Only the lines from the one containing "Reproduce this chart with React, TypeScript" through the one containing "15500, 12450, null];" should be duplicated, exactly as they appear. Pictures are to be left out.

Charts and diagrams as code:
- - -

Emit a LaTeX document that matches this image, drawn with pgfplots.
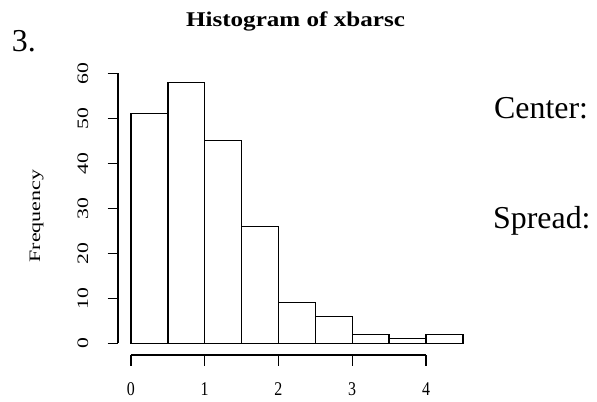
\documentclass[border=0pt]{standalone}
\usepackage{fontspec}
\setmainfont{Liberation Serif}
\usepackage{graphicx}
\usepackage{pgfplots}
\pgfplotsset{compat=1.18}
\begin{document}
\begin{tikzpicture}
\useasboundingbox (0,0) rectangle (597bp,402bp);
\begin{axis}[
  at={(118bp,47bp)}, anchor=south west,
  x=73.75bp, y=4.5bp,
  xmin=-0.176, xmax=4.68, ymin=-2.6, ymax=60.32,
  axis lines*=left,
  axis line style={draw=none},
  clip=false,
  tick align=outside,
  major tick length=10.5bp,
  tick style={black, line width=1.3bp},
  xtick={0,1,2,3,4}, ytick={0,10,...,60},
  xticklabel={\scalebox{1}[1.22]{\pgfmathprintnumber[assume math mode=true]{\tick}}},
  yticklabel={\scalebox{1.36}[1]{\pgfmathprintnumber[assume math mode=true]{\tick}}},
  xticklabel style={font=\fontsize{16}{18}\selectfont, anchor=north, inner sep=0pt},
  yticklabel style={font=\fontsize{16}{18}\selectfont, rotate=90, anchor=south, inner sep=0pt},
  xticklabel shift=17bp, yticklabel shift=19bp,
]
\addplot[ybar interval, draw=black, fill=white, line width=1.3bp] coordinates {(0,51)(0.5,58)(1,45)(1.5,26)(2,9)(2.5,6)(3,2)(3.5,1)(4,2)(4.5,2)};
\addplot[black, line width=1.3bp, forget plot] coordinates {(0,-2.6)(4,-2.6)};
\addplot[black, line width=1.3bp, forget plot] coordinates {(-0.176,0)(-0.176,60)};
\end{axis}
\node[anchor=base, font=\fontsize{21}{24}\selectfont\bfseries] at (295.5bp,375bp) {\scalebox{1.2}[1]{Histogram of xbarsc}};
\node[anchor=base, rotate=90, inner sep=0pt, font=\fontsize{16}{18}\selectfont] at (40bp,186bp) {\scalebox{1.38}[1]{Frequency}};
\node[anchor=base west, inner sep=0pt, font=\fontsize{32}{36}\selectfont] at (11.7bp,350bp) {3.};
\node[anchor=base west, inner sep=0pt, font=\fontsize{32}{36}\selectfont] at (494bp,283.7bp) {Center:};
\node[anchor=base west, inner sep=0pt, font=\fontsize{32}{36}\selectfont] at (493bp,173bp) {Spread:};
\end{tikzpicture}
\end{document}
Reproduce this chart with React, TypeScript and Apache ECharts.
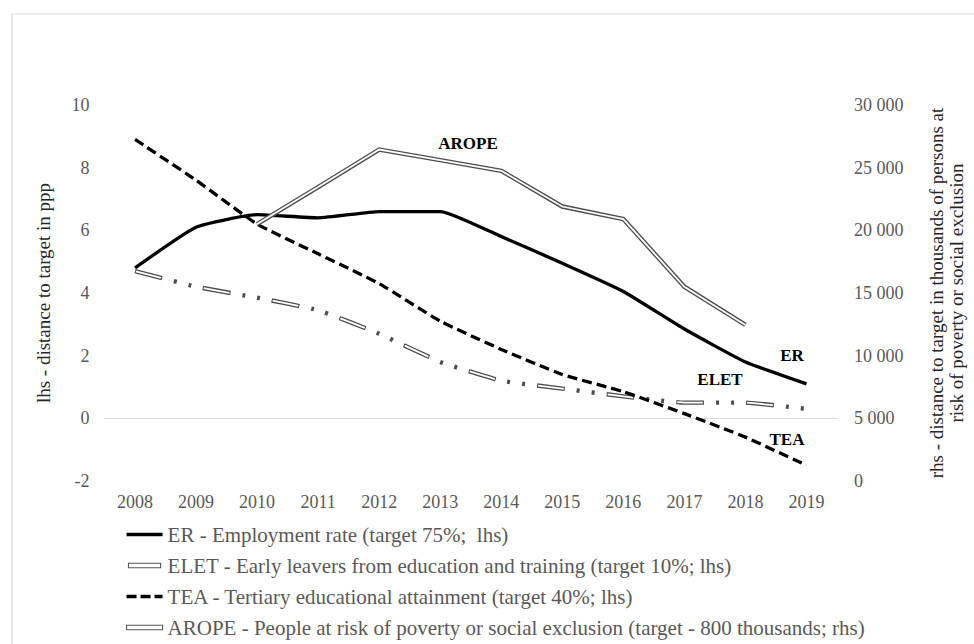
import React, { useEffect, useRef } from "react";
import * as echarts from "echarts";

const years = ["2008", "2009", "2010", "2011", "2012", "2013", "2014", "2015", "2016", "2017", "2018", "2019"];
const erValues = [4.8, 6.1, 6.5, 6.4, 6.6, 6.6, 5.8, 4.95, 4.05, 2.85, 1.8, 1.1];
const eletValues = [4.7, 4.2, 3.85, 3.45, 2.7, 1.8, 1.2, 0.95, 0.7, 0.5, 0.5, 0.3];
const teaValues = [8.9, 7.6, 6.2, 5.25, 4.3, 3.1, 2.2, 1.4, 0.85, 0.15, -0.6, -1.5];
const aropeValues = [null, null, 20500, 23450, 26450, 25600, 24750, 21900, 20900, 15500, 12450, null];

const legendNames = [
  "ER - Employment rate (target 75%;  lhs)",
  "ELET - Early leavers from education and training (target 10%; lhs)",
  "TEA - Tertiary educational attainment (target 40%; lhs)",
  "AROPE - People at risk of poverty or social exclusion (target - 800 thousands; rhs)",
];
const seriesTags = ["ER", "ELET", "TEA", "AROPE"];

const FONT = "Liberation Serif";

export default function App() {
  const ref = useRef<HTMLDivElement>(null);
  useEffect(() => {
    if (!ref.current) return;
    const chart = echarts.init(ref.current, null, { renderer: "svg" });
    const eletDash = [28, 12, 3, 12, 3, 12];
    const option: any = {
      animation: false,
      backgroundColor: "#ffffff",
      textStyle: { fontFamily: FONT },
      grid: { left: 104.5, right: 135.4, top: 105, bottom: 163, containLabel: false },
      xAxis: {
        type: "category",
        data: years,
        boundaryGap: true,
        axisLine: { show: true, lineStyle: { color: "#d9d9d9", width: 1.2 } },
        axisTick: { show: false },
        axisLabel: { color: "#595959", fontSize: 18, fontFamily: FONT, margin: 12 },
        splitLine: { show: false },
      },
      yAxis: [
        {
          type: "value",
          min: -2,
          max: 10,
          interval: 2,
          position: "left",
          name: "lhs - distance to target in ppp",
          nameLocation: "middle",
          nameRotate: 90,
          nameGap: 52,
          nameTextStyle: { color: "#262626", fontSize: 19, fontFamily: FONT },
          axisLine: { show: false },
          axisTick: { show: false },
          splitLine: { show: false },
          axisLabel: { color: "#595959", fontSize: 18, fontFamily: FONT, margin: 15 },
        },
        {
          type: "value",
          min: 0,
          max: 30000,
          interval: 5000,
          position: "right",
          name: "rhs - distance to target in thousands of persons at\nrisk of poverty or social exclusion",
          nameLocation: "middle",
          nameRotate: 90,
          nameGap: 89,
          nameTextStyle: { color: "#262626", fontSize: 19, fontFamily: FONT, lineHeight: 20, align: "center" },
          axisLine: { show: false },
          axisTick: { show: false },
          splitLine: { show: false },
          axisLabel: {
            color: "#595959",
            fontSize: 18,
            fontFamily: FONT,
            margin: 17,
            formatter: (v: number) => String(v).replace(/\B(?=(\d{3})+(?!\d))/g, " "),
          },
        },
      ],
      legend: {
        orient: "vertical",
        left: 126,
        top: 523.5,
        itemWidth: 36,
        itemHeight: 4.5,
        itemGap: 9,
        padding: 0,
        selectedMode: false,
        textStyle: { color: "#595959", fontSize: 21, fontFamily: FONT, lineHeight: 22 },
        data: [
          { name: legendNames[0], icon: "path://M0,0H36V3.4H0Z", itemStyle: { color: "#000" } },
          {
            name: legendNames[1],
            icon: "path://M0,0H30V4.2H0Z",
            itemStyle: { color: "#ffffff", borderColor: "#555555", borderWidth: 1.1 },
          },
          {
            name: legendNames[2],
            icon: "path://M0,0H10V3.4H0Z M14,0H24V3.4H14Z M28,0H36V3.4H28Z",
            itemStyle: { color: "#000" },
          },
          {
            name: legendNames[3],
            icon: "path://M0,0H36V4.5H0Z",
            itemStyle: { color: "#ffffff", borderColor: "#555555", borderWidth: 1.1 },
          },
        ],
      },
      series: [
        {
          name: legendNames[1],
          type: "line",
          data: eletValues,
          yAxisIndex: 0,
          smooth: 0.12,
          showSymbol: false,
          symbol: "none",
          color: "#555555",
          lineStyle: { color: "#4d4d4d", width: 4.4, type: eletDash, cap: "butt" },
          z: 2,
        },
        {
          name: "ELET inner",
          type: "line",
          data: eletValues,
          yAxisIndex: 0,
          smooth: 0.12,
          showSymbol: false,
          symbol: "none",
          lineStyle: { color: "#ffffff", width: 1.8, type: [26, 44], dashOffset: -1, cap: "butt" },
          z: 3,
        },
        {
          name: legendNames[2],
          type: "line",
          data: teaValues,
          yAxisIndex: 0,
          smooth: 0.15,
          showSymbol: false,
          symbol: "none",
          color: "#000000",
          lineStyle: { color: "#000000", width: 3.3, type: [10, 5], cap: "butt" },
          z: 4,
        },
        {
          name: legendNames[0],
          type: "line",
          data: erValues,
          yAxisIndex: 0,
          smooth: 0.15,
          showSymbol: false,
          symbol: "none",
          color: "#000000",
          lineStyle: { color: "#000000", width: 3.3 },
          z: 5,
        },
        {
          name: legendNames[3],
          type: "line",
          data: aropeValues,
          yAxisIndex: 1,
          showSymbol: false,
          symbol: "none",
          color: "#555555",
          lineStyle: { color: "#4d4d4d", width: 4.5, join: "miter" },
          z: 6,
        },
        {
          name: "AROPE inner",
          type: "line",
          data: aropeValues,
          yAxisIndex: 1,
          showSymbol: false,
          symbol: "none",
          lineStyle: { color: "#ffffff", width: 1.8, join: "miter" },
          z: 7,
        },
      ],
      graphic: [
        {
          type: "rect",
          left: 9.5,
          top: 11.5,
          silent: true,
          shape: { x: 0, y: 0, width: 1000, height: 1000 },
          style: { fill: "none", stroke: "#d9d9d9", lineWidth: 1.2 },
          z: -1,
        },
        {
          type: "text",
          x: 468,
          y: 143,
          style: { text: seriesTags[3], fill: "#000", font: `bold 17px ${FONT}`, align: "center", verticalAlign: "middle" },
        },
        {
          type: "text",
          x: 792,
          y: 355,
          style: { text: seriesTags[0], fill: "#000", font: `bold 17px ${FONT}`, align: "center", verticalAlign: "middle" },
        },
        {
          type: "text",
          x: 720,
          y: 379,
          style: { text: seriesTags[1], fill: "#000", font: `bold 17px ${FONT}`, align: "center", verticalAlign: "middle" },
        },
        {
          type: "text",
          x: 787,
          y: 439,
          style: { text: seriesTags[2], fill: "#000", font: `bold 17px ${FONT}`, align: "center", verticalAlign: "middle" },
        },
      ],
    };
    chart.setOption(option);
    return () => chart.dispose();
  }, []);
  return (
    <div
      ref={ref}
      style={{ position: "fixed", left: 0, top: 0, width: 974, height: 644, background: "#fff" }}
    />
  );
}
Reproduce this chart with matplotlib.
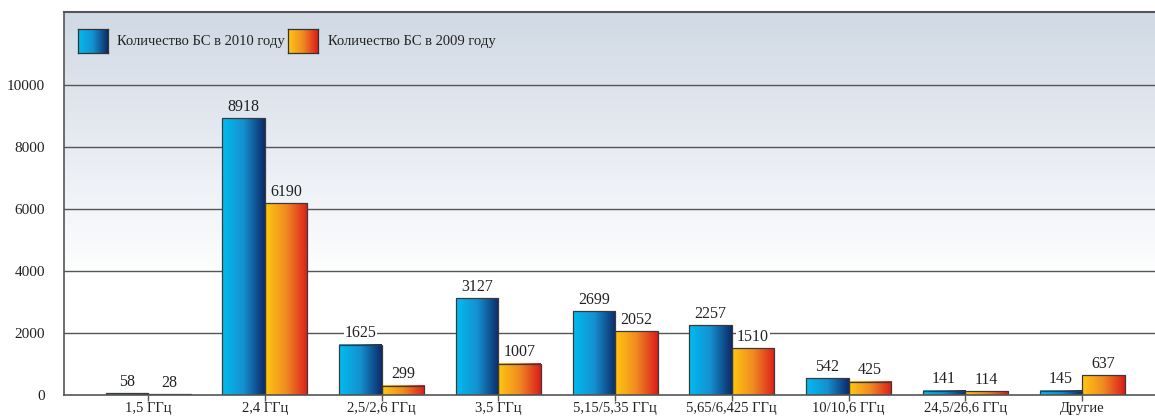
import numpy as np
import matplotlib
matplotlib.use("Agg")
import matplotlib.pyplot as plt
from matplotlib.colors import LinearSegmentedColormap

categories = ["1,5 ГГц", "2,4 ГГц", "2,5/2,6 ГГц", "3,5 ГГц", "5,15/5,35 ГГц",
              "5,65/6,425 ГГц", "10/10,6 ГГц", "24,5/26,6 ГГц", "Другие"]
bs_2010 = [58, 8918, 1625, 3127, 2699, 2257, 542, 141, 145]
bs_2009 = [28, 6190, 299, 1007, 2052, 1510, 425, 114, 637]
series_labels = ["Количество БС в 2010 году", "Количество БС в 2009 году"]
yticks = [0, 2000, 4000, 6000, 8000, 10000]

plt.rcParams['font.family'] = ['Liberation Serif', 'DejaVu Serif']

blue_cmap = LinearSegmentedColormap.from_list("b", ["#00bcf0", "#1590d0", "#0d2a68"])
orange_cmap = LinearSegmentedColormap.from_list("o", ["#ffc810", "#f08a22", "#dc1c1c"])
bg_cmap = LinearSegmentedColormap.from_list("bg", [(0, "#ffffff"), (0.3, "#ffffff"),
                                                   (0.55, "#eef1f6"), (1.0, "#d0d9e4")])

fig = plt.figure(figsize=(11.55, 4.18), dpi=100)
ax = fig.add_axes([64 / 1155, 1 - 395 / 418, 1 - 64 / 1155, (395 - 12) / 418])
YMAX = 12350
XMIN, XMAX = -0.72, 8.625
ax.set_xlim(XMIN, XMAX)
ax.set_ylim(0, YMAX)

# background gradient
grad = np.linspace(0, 1, 256).reshape(-1, 1)
ax.imshow(grad, extent=(XMIN, XMAX, 0, YMAX), origin="lower", cmap=bg_cmap,
          aspect="auto", zorder=0)

def bg_color(y):
    return bg_cmap(y / YMAX)

for t in yticks[1:]:
    ax.axhline(t, color="#555555", lw=1.0, zorder=1)
ax.axhline(YMAX, color="#555555", lw=1.5, zorder=1, clip_on=False)

x = np.arange(len(categories))
w = 0.364
hgrad = np.linspace(0, 1, 128).reshape(1, -1)

def draw_bars(xs, vals, cmap):
    bars = ax.bar(xs, vals, w, facecolor="none", edgecolor="#3a3a3a", lw=0.9, zorder=4)
    for b in bars:
        x0 = b.get_x()
        ax.imshow(hgrad, extent=(x0, x0 + b.get_width(), 0, b.get_height()),
                  cmap=cmap, aspect="auto", zorder=3, interpolation="bilinear")
    return bars

draw_bars(x - w / 2, bs_2010, blue_cmap)
draw_bars(x + w / 2, bs_2009, orange_cmap)
ax.set_xlim(XMIN, XMAX)
ax.set_ylim(0, YMAX)

for xs, vals in ((x - w / 2, bs_2010), (x + w / 2, bs_2009)):
    for xi, v in zip(xs, vals):
        ty = v + 110
        ax.text(xi, ty, str(v), ha="center", va="bottom", fontsize=11.5,
                color="#222222", zorder=6,
                bbox=dict(boxstyle="square,pad=0.05", fc=bg_color(ty + 300), ec="none"))

for s in ["top", "right"]:
    ax.spines[s].set_visible(False)
for s in ["left", "bottom"]:
    ax.spines[s].set_color("#555555")
    ax.spines[s].set_linewidth(1.2)
    ax.spines[s].set_zorder(5)

ax.set_yticks(yticks)
ax.set_yticklabels([str(t) for t in yticks], fontsize=11, color="#222222")
ax.tick_params(axis="y", length=0, pad=13.5)
ax.set_xticks(x)
ax.set_xticklabels(categories, fontsize=10.5, color="#222222")
ax.tick_params(axis="x", length=4, width=1, color="#555555", pad=1, direction="out")

# legend
def legend_patch(px0, px1, py0, py1, cmap):
    fx0 = (px0 - 64) / (1155 - 64)
    fx1 = (px1 - 64) / (1155 - 64)
    fy0 = (395 - py1) / (395 - 12)
    fy1 = (395 - py0) / (395 - 12)
    ia = ax.inset_axes([fx0, fy0, fx1 - fx0, fy1 - fy0])
    ia.imshow(hgrad, cmap=cmap, aspect="auto", interpolation="bilinear")
    ia.set_xticks([]); ia.set_yticks([])
    for sp in ia.spines.values():
        sp.set_color("#333333"); sp.set_linewidth(0.9)
    return (fy0 + fy1) / 2

yc = legend_patch(78, 108, 29, 53, blue_cmap)
ax.text((117 - 64) / (1155 - 64), yc, series_labels[0], transform=ax.transAxes,
        fontsize=10.5, va="center", ha="left", color="#222222")
legend_patch(288, 318, 29, 53, orange_cmap)
ax.text((328 - 64) / (1155 - 64), yc, series_labels[1], transform=ax.transAxes,
        fontsize=10.5, va="center", ha="left", color="#222222")

fig.savefig("out.png", dpi=100)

- - -

* **RESULT FOR THIS TASK**
Reproduce this chart with React, TypeScript and Apache ECharts.
import React, { useEffect, useRef } from "react";
import * as echarts from "echarts";

const years = ["2008", "2009", "2010", "2011", "2012", "2013", "2014", "2015", "2016", "2017", "2018", "2019"];
const erValues = [4.8, 6.1, 6.5, 6.4, 6.6, 6.6, 5.8, 4.95, 4.05, 2.85, 1.8, 1.1];
const eletValues = [4.7, 4.2, 3.85, 3.45, 2.7, 1.8, 1.2, 0.95, 0.7, 0.5, 0.5, 0.3];
const teaValues = [8.9, 7.6, 6.2, 5.25, 4.3, 3.1, 2.2, 1.4, 0.85, 0.15, -0.6, -1.5];
const aropeValues = [null, null, 20500, 23450, 26450, 25600, 24750, 21900, 20900, 15500, 12450, null];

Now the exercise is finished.